How to Actually Talk About This Stuff

Knowing the vocabulary is only half the battle—you also need to approach conversations in ways that don’t immediately shut your teen down.

Do show genuine curiosity. When you hear an unfamiliar term, asking “I heard you say that was ‘bussin’—does that mean you really liked it?” demonstrates interest without judgment. Most teens actually enjoy explaining their language when they feel like you’re genuinely trying to understand rather than mocking them.

Don’t force it. Once you learn a term, resist the urge to use it constantly. Nothing makes a teen cringe harder than a parent awkwardly inserting “no cap” into every sentence. Use terms naturally and sparingly when they genuinely fit the context.

Do respect their language as valid communication. Even when slang sounds silly to you, remember that it serves important functions—it creates connection with peers, expresses nuanced meanings, and marks their generational identity. Dismissing their language style can feel like dismissing their entire social world.

Don’t police language unless it’s actually problematic. If your teen’s slang isn’t offensive, sexually inappropriate, or cruel, let them express themselves in their own vocabulary.

The Real Goal Here

Your teenager’s slang is a sophisticated communication system that expresses identity, builds community with peers, and navigates social complexity. Understanding their language shows you care about their experiences and want to stay connected as they grow into independence.

The goal isn’t to become fluent in teen slang or to start speaking like a teenager yourself. The goal is to understand enough to maintain open communication, recognize emotional cues in their language, and show respect for their generational culture. When your teen feels understood and respected—even in something as seemingly trivial as their vocabulary choices—they’re more likely to share what’s really going on in their lives.

Language evolves constantly, and what’s current slang today might be outdated by next semester. But the principles of respectful, interested communication remain constant. Focus on understanding your teen’s experiences and feelings rather than mastering every new term. When you create an environment where they feel heard and respected, the specific vocabulary matters less than the connection underneath it.

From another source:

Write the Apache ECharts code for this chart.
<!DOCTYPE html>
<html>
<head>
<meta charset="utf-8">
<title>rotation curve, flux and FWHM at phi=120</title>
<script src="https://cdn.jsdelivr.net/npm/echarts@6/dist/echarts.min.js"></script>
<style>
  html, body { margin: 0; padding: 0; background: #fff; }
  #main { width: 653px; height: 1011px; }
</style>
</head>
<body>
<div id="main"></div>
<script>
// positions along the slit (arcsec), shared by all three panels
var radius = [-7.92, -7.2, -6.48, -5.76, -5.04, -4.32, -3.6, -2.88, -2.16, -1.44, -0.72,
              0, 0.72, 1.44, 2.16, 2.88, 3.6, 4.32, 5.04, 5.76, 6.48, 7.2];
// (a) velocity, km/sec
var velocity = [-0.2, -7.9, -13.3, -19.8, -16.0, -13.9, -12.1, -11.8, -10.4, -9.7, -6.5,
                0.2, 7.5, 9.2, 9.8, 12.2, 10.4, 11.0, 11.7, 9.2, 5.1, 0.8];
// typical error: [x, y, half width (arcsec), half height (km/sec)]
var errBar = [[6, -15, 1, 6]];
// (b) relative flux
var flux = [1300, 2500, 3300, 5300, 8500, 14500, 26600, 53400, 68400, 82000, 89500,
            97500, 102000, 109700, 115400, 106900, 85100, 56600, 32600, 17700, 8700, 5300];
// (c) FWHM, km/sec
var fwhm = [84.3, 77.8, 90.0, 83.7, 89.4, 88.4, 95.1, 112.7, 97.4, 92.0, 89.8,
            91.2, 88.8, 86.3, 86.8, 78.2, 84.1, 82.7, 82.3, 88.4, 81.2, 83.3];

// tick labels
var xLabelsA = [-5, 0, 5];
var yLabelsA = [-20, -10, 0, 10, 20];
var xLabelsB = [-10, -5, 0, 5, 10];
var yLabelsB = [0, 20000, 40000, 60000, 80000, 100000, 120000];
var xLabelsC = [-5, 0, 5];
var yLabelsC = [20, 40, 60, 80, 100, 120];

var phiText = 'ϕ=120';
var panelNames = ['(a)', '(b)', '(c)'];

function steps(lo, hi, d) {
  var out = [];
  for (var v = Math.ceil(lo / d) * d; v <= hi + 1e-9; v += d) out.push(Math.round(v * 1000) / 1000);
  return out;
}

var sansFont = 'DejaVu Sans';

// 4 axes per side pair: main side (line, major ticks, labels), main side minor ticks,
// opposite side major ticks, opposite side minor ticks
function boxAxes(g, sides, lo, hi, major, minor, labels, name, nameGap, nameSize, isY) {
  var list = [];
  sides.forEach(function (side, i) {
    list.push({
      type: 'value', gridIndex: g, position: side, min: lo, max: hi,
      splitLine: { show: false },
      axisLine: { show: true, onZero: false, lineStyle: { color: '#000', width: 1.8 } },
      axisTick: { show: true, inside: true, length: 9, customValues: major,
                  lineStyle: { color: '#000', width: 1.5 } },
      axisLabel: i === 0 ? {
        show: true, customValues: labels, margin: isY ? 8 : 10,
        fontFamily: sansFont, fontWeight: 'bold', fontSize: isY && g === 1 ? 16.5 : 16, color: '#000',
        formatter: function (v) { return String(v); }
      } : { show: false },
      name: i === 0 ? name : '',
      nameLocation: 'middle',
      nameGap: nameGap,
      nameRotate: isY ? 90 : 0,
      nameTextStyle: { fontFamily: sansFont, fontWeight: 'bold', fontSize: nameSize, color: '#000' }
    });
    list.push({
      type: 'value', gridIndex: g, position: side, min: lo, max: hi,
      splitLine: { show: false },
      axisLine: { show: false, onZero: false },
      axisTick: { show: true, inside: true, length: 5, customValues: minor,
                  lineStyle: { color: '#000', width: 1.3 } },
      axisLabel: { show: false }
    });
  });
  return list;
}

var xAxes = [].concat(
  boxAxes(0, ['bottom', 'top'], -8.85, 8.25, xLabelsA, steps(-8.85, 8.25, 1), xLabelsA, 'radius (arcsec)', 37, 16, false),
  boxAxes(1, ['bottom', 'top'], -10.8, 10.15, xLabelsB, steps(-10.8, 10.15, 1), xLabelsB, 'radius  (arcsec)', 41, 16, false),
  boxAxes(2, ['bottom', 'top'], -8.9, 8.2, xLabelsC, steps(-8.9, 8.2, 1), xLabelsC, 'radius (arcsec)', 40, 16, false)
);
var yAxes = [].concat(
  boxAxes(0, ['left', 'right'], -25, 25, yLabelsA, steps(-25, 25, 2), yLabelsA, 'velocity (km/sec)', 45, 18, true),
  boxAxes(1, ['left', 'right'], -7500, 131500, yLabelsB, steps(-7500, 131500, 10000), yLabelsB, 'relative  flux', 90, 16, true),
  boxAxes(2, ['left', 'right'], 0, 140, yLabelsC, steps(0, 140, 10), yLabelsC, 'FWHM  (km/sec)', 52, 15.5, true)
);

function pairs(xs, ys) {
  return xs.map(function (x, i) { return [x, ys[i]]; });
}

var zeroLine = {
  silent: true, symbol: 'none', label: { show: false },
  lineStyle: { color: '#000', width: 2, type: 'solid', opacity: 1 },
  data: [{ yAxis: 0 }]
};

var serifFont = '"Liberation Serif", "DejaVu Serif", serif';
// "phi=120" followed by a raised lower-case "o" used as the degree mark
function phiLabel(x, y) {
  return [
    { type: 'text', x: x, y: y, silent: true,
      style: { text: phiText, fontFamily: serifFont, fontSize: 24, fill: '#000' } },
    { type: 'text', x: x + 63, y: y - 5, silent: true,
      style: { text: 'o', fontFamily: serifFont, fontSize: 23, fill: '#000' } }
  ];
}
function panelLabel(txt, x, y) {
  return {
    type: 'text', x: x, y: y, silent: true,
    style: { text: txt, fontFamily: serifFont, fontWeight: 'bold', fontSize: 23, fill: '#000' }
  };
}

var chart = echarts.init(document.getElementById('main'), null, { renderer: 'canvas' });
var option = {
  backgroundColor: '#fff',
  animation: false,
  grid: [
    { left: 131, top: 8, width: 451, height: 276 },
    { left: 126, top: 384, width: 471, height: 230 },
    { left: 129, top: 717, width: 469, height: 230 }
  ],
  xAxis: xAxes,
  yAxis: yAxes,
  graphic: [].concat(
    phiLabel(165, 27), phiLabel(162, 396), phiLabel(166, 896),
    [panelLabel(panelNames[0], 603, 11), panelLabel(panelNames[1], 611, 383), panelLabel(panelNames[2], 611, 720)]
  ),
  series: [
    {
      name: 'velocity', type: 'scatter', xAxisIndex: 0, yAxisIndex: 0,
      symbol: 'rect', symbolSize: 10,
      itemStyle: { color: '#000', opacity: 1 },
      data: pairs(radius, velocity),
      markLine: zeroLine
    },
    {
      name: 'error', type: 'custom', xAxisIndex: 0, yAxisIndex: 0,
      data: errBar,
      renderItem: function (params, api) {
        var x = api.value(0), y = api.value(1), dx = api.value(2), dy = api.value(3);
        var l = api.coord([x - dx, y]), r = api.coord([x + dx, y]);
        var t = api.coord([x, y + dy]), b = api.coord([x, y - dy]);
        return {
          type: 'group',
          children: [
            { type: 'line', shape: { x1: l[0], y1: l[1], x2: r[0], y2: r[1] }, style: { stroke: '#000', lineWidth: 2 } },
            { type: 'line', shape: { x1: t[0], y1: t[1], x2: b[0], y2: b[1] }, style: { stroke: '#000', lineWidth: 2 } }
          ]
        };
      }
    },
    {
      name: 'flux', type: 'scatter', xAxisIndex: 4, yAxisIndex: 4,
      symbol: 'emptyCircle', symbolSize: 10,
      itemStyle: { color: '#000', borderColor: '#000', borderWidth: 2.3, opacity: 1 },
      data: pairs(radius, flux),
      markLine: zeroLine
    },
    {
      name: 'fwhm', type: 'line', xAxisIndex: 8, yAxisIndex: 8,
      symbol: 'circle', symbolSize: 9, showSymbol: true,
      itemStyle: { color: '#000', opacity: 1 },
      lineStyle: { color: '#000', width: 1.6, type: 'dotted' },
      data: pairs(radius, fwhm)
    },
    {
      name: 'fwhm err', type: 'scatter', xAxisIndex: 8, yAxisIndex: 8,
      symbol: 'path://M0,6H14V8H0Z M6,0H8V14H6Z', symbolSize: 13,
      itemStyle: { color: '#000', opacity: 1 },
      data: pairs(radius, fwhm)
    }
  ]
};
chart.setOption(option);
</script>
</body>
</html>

Frequently Asked Questions

Should I try to use Gen Z slang with my teenager? Use it sparingly and naturally, not constantly. If a term genuinely fits the context and feels natural to you, go ahead—but forcing slang into every conversation will make your teen cringe. Most teens appreciate parents who understand their language but don’t try to perform fluency in it. Understanding is more valuable than usage.

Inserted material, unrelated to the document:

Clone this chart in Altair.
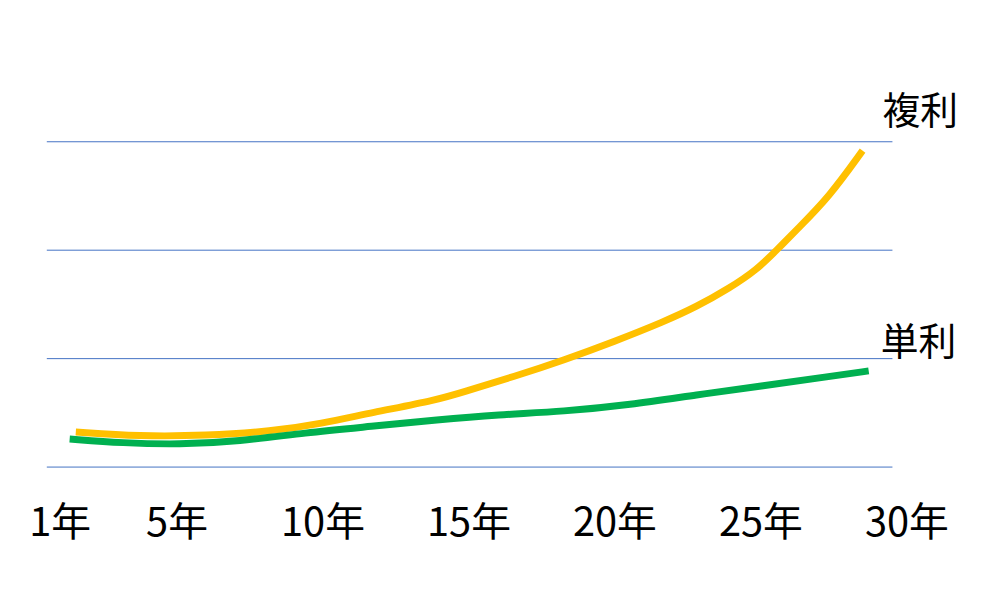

How can I tell if my teen’s slang usage indicates a problem? Pay attention to patterns rather than individual terms. Occasional use of “mid” to describe a movie is normal; frequently calling themselves “mid” might indicate self-esteem issues. Things “living rent free” occasionally is relatable; constant mention of negative experiences living rent free might suggest anxiety worth discussing.

What does it mean when my teen says something is “mid”? “Mid” means mediocre, average, or disappointing—not terrible, but not good either. It suggests something didn’t meet expectations. When teens describe things as mid, they’re expressing disappointment that something should have been better but ended up just average.

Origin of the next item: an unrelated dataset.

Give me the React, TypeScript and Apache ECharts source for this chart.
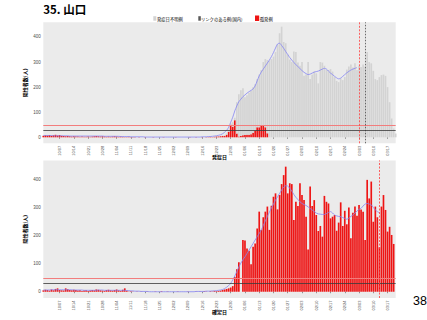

Is it okay to ask my teen what their slang means? Absolutely! Most teens appreciate genuine curiosity. Ask in a non-judgmental way: “I heard you say that was ‘bussin’—what does that mean?” This shows interest in their world rather than mockery or criticism. Just don’t interrogate them about every single term—that becomes exhausting.

Why do teens use such extreme language like “I’m deceased”? The hyperbolic language functions as a spectrum of reaction intensity and reflects their comfort with performance as authentic expression. “I’m screaming” means mildly overwhelmed, “I’m deceased” means stronger reaction. The exaggeration has become their standard way of expressing genuine feeling, adapted to stand out in fast-moving social media feeds where mild reactions get lost.